**INFORMATION PROVIDED**
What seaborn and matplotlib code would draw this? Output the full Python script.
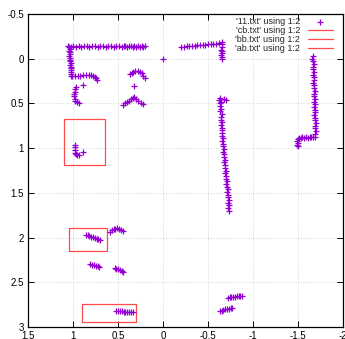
import numpy as np
import pandas as pd
import seaborn as sns
import matplotlib.pyplot as plt
from matplotlib.ticker import FuncFormatter, MultipleLocator

# scan points ('11.txt'), grouped by wall segment
top_wall_x = [1.06, 1.03, 1.00, 0.97, 0.94, 0.91, 0.88, 0.85, 0.82, 0.79, 0.76, 0.73,
              0.70, 0.67, 0.64, 0.61, 0.58, 0.55, 0.52, 0.49, 0.46, 0.44, 0.42, 0.40,
              0.38, 0.36, 0.34, 0.32, 0.30, 0.28, 0.26, 0.24, 0.22, 0.20]
top_wall_y = [-0.14, -0.135, -0.14, -0.135, -0.14, -0.135, -0.14, -0.14, -0.135, -0.14, -0.14, -0.135,
              -0.14, -0.14, -0.135, -0.14, -0.14, -0.135, -0.14, -0.14, -0.135, -0.14, -0.14, -0.135,
              -0.14, -0.14, -0.135, -0.14, -0.135, -0.14, -0.135, -0.14, -0.135, -0.14]

left_wall_x = [1.05, 1.04, 1.05, 1.04, 1.04, 1.05, 1.04, 1.04, 1.04, 1.03, 1.04, 1.03,
               1.03, 1.03, 1.02, 1.02, 1.02]
left_wall_y = [-0.13, -0.11, -0.09, -0.07, -0.05, -0.03, -0.01, 0.01, 0.03, 0.05, 0.07, 0.09,
               0.11, 0.13, 0.15, 0.17, 0.19]

lower_wall_x = [1.01, 0.98, 0.95, 0.92, 0.89, 0.86, 0.83, 0.80, 0.78, 0.76, 0.745, 0.735]
lower_wall_y = [0.19, 0.19, 0.19, 0.19, 0.185, 0.18, 0.18, 0.185, 0.19, 0.205, 0.22, 0.235]

chair_x = [0.965, 0.975, 0.98, 0.99, 0.99, 0.985, 0.975, 0.96, 0.94]
chair_y = [0.32, 0.34, 0.37, 0.40, 0.42, 0.45, 0.47, 0.48, 0.49]

arc_a_x = [0.37, 0.35, 0.333, 0.31, 0.278, 0.26, 0.24, 0.22, 0.203]
arc_a_y = [0.175, 0.16, 0.145, 0.14, 0.134, 0.145, 0.163, 0.19, 0.218]

arc_b_x = [0.444, 0.42, 0.40, 0.381, 0.36, 0.34, 0.322, 0.30, 0.278, 0.25, 0.222]
arc_b_y = [0.517, 0.50, 0.485, 0.472, 0.455, 0.44, 0.431, 0.45, 0.469, 0.49, 0.509]

single_x = [0.896, 0.322, 0.0]
single_y = [0.30, 0.304, 0.0]

mid_wall_x = [-0.20, -0.23, -0.26, -0.29, -0.32, -0.35, -0.38, -0.41, -0.44, -0.47,
              -0.50, -0.53, -0.56, -0.59, -0.62,
              -0.65, -0.66, -0.65, -0.64, -0.66, -0.65, -0.64, -0.66, -0.65]
mid_wall_y = [-0.13, -0.135, -0.14, -0.14, -0.145, -0.145, -0.15, -0.15, -0.155, -0.155,
              -0.16, -0.16, -0.165, -0.165, -0.17,
              -0.19, -0.16, -0.13, -0.10, -0.08, -0.06, -0.04, -0.02, 0.0]

long_wall_x = [-0.63, -0.62, -0.64, -0.63, -0.63, -0.64, -0.63, -0.65, -0.64, -0.64,
               -0.65, -0.64, -0.66, -0.65, -0.66, -0.66, -0.67, -0.66, -0.67, -0.67,
               -0.68, -0.67, -0.68, -0.68, -0.69, -0.68, -0.69, -0.69, -0.70, -0.69,
               -0.70, -0.70, -0.71, -0.70, -0.71, -0.72, -0.71, -0.72, -0.72, -0.73,
               -0.72, -0.73, -0.72, -0.73, -0.70, -0.68]
long_wall_y = [0.44, 0.46, 0.48, 0.50, 0.53, 0.56, 0.59, 0.62, 0.65, 0.68,
               0.71, 0.74, 0.77, 0.80, 0.83, 0.86, 0.89, 0.92, 0.95, 0.98,
               1.01, 1.04, 1.07, 1.10, 1.13, 1.16, 1.19, 1.22, 1.25, 1.28,
               1.31, 1.34, 1.37, 1.40, 1.43, 1.46, 1.49, 1.52, 1.55, 1.58,
               1.61, 1.64, 1.67, 1.70, 0.46, 0.455]

right_wall_x = [-1.67, -1.66, -1.67, -1.68, -1.67, -1.67, -1.68, -1.67, -1.68, -1.68,
                -1.67, -1.68, -1.68, -1.69, -1.68, -1.68, -1.69, -1.68, -1.69, -1.68,
                -1.69, -1.69, -1.68, -1.69, -1.69, -1.70, -1.69, -1.69, -1.70, -1.69,
                -1.69,
                -1.67, -1.65, -1.63, -1.61, -1.59, -1.57, -1.55, -1.53, -1.51,
                -1.495, -1.49, -1.50, -1.49, -1.495]
right_wall_y = [-0.03, 0.00, 0.03, 0.06, 0.09, 0.12, 0.15, 0.18, 0.21, 0.24,
                0.27, 0.30, 0.33, 0.36, 0.39, 0.42, 0.45, 0.48, 0.51, 0.54,
                0.57, 0.60, 0.63, 0.66, 0.69, 0.72, 0.75, 0.78, 0.81, 0.84,
                0.87,
                0.88, 0.875, 0.88, 0.885, 0.88, 0.885, 0.88, 0.885, 0.89,
                0.90, 0.92, 0.94, 0.96, 0.98]

box_pts_x = [0.98, 0.985, 0.98, 0.975, 0.97, 0.955, 0.94, 0.895]
box_pts_y = [0.96, 0.99, 1.02, 1.05, 1.07, 1.08, 1.075, 1.04]

low_a_x = [0.86, 0.84, 0.82, 0.80, 0.78, 0.76, 0.74, 0.72, 0.70]
low_a_y = [1.97, 1.975, 1.98, 1.99, 1.99, 2.0, 2.01, 2.02, 2.03]

low_b_x = [0.59, 0.57, 0.55, 0.53, 0.51, 0.49, 0.47, 0.45]
low_b_y = [1.94, 1.92, 1.905, 1.90, 1.895, 1.90, 1.91, 1.925]

low_c_x = [0.81, 0.79, 0.77, 0.75, 0.73, 0.71]
low_c_y = [2.30, 2.305, 2.31, 2.315, 2.32, 2.325]

low_d_x = [0.54, 0.52, 0.50, 0.48, 0.46, 0.445]
low_d_y = [2.335, 2.345, 2.355, 2.365, 2.375, 2.385]

low_e_x = [0.52, 0.50, 0.48, 0.46, 0.44, 0.42, 0.40, 0.38, 0.36, 0.34]
low_e_y = [2.82, 2.82, 2.825, 2.825, 2.83, 2.83, 2.83, 2.83, 2.83, 2.83]

low_f_x = [-0.72, -0.74, -0.76, -0.78, -0.80, -0.82, -0.84, -0.86, -0.88,
           -0.63, -0.65, -0.67, -0.69, -0.71, -0.73, -0.75, -0.77]
low_f_y = [2.67, 2.665, 2.66, 2.66, 2.66, 2.655, 2.655, 2.65, 2.65,
           2.82, 2.815, 2.81, 2.80, 2.80, 2.795, 2.79, 2.785]

# rectangles ('cb.txt', 'bb.txt', 'ab.txt')
cb_x = [1.103, 0.648, 0.648, 1.103, 1.103]
cb_y = [0.677, 0.677, 1.187, 1.187, 0.677]
bb_x = [1.048, 0.629, 0.629, 1.048, 1.048]
bb_y = [1.894, 1.894, 2.145, 2.145, 1.894]
ab_x = [0.90, 0.303, 0.303, 0.90, 0.90]
ab_y = [2.744, 2.744, 2.945, 2.945, 2.744]

x_ticks = [1.5, 1, 0.5, 0, -0.5, -1, -1.5, -2]
y_ticks = [-0.5, 0, 0.5, 1, 1.5, 2, 2.5, 3]

PURPLE = '#9400d3'
RED = '#ff4a4a'


def tick_fmt(v, pos):
    return f'{v:g}'


def main():
    sns.set_style('ticks')
    plt.rcParams['font.family'] = ['Liberation Sans', 'DejaVu Sans']

    xs = (top_wall_x + left_wall_x + lower_wall_x + chair_x + arc_a_x + arc_b_x + single_x
          + mid_wall_x + long_wall_x + right_wall_x + box_pts_x + low_a_x + low_b_x
          + low_c_x + low_d_x + low_e_x + low_f_x)
    ys = (top_wall_y + left_wall_y + lower_wall_y + chair_y + arc_a_y + arc_b_y + single_y
          + mid_wall_y + long_wall_y + right_wall_y + box_pts_y + low_a_y + low_b_y
          + low_c_y + low_d_y + low_e_y + low_f_y)
    scan = pd.DataFrame({'x': xs, 'y': ys})

    fig = plt.figure(figsize=(3.45, 3.39), dpi=100)
    ax = fig.add_axes([0.082, 0.035, 0.912, 0.924])

    sns.scatterplot(data=scan, x='x', y='y', marker='+', s=22, linewidth=0.9,
                    color=PURPLE, label="'11.txt' using 1:2", ax=ax, zorder=3)
    ax.plot(cb_x, cb_y, color=RED, lw=0.9, label="'cb.txt' using 1:2")
    ax.plot(bb_x, bb_y, color=RED, lw=0.9, label="'bb.txt' using 1:2")
    ax.plot(ab_x, ab_y, color=RED, lw=0.9, label="'ab.txt' using 1:2")

    ax.set_xlim(1.5, -2)
    ax.set_ylim(3, -0.5)
    ax.set_xticks(x_ticks)
    ax.set_yticks(y_ticks)
    ax.xaxis.set_major_formatter(FuncFormatter(tick_fmt))
    ax.yaxis.set_major_formatter(FuncFormatter(tick_fmt))
    ax.set_xlabel('')
    ax.set_ylabel('')

    ax.grid(True, color='#c8c8c8', linestyle=(0, (1, 2)), linewidth=0.6)
    ax.set_axisbelow(True)
    for sp in ax.spines.values():
        sp.set_visible(True)
        sp.set_color('black')
        sp.set_linewidth(0.9)
    ax.tick_params(direction='in', top=True, right=True, length=4, width=0.7,
                   labelsize=7, pad=3, colors='black')

    ax.legend(loc='upper right', bbox_to_anchor=(0.968, 0.99), markerfirst=False,
              frameon=False, fontsize=6.5, handlelength=2.75, handletextpad=0.9,
              labelspacing=0.0, borderpad=0, borderaxespad=0)

    fig.savefig('out.png', dpi=100)


if __name__ == "__main__":
    main()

**WHAT YOU SHOULD DO**
Write out an exact copy of the listing, first line through the line containing "-0.14, -0.135, -0.14]", with the pictures left out.

**EXPECTED ANSWER**
What seaborn and matplotlib code would draw this? Output the full Python script.
import numpy as np
import pandas as pd
import seaborn as sns
import matplotlib.pyplot as plt
from matplotlib.ticker import FuncFormatter, MultipleLocator

# scan points ('11.txt'), grouped by wall segment
top_wall_x = [1.06, 1.03, 1.00, 0.97, 0.94, 0.91, 0.88, 0.85, 0.82, 0.79, 0.76, 0.73,
              0.70, 0.67, 0.64, 0.61, 0.58, 0.55, 0.52, 0.49, 0.46, 0.44, 0.42, 0.40,
              0.38, 0.36, 0.34, 0.32, 0.30, 0.28, 0.26, 0.24, 0.22, 0.20]
top_wall_y = [-0.14, -0.135, -0.14, -0.135, -0.14, -0.135, -0.14, -0.14, -0.135, -0.14, -0.14, -0.135,
              -0.14, -0.14, -0.135, -0.14, -0.14, -0.135, -0.14, -0.14, -0.135, -0.14, -0.14, -0.135,
              -0.14, -0.14, -0.135, -0.14, -0.135, -0.14, -0.135, -0.14, -0.135, -0.14]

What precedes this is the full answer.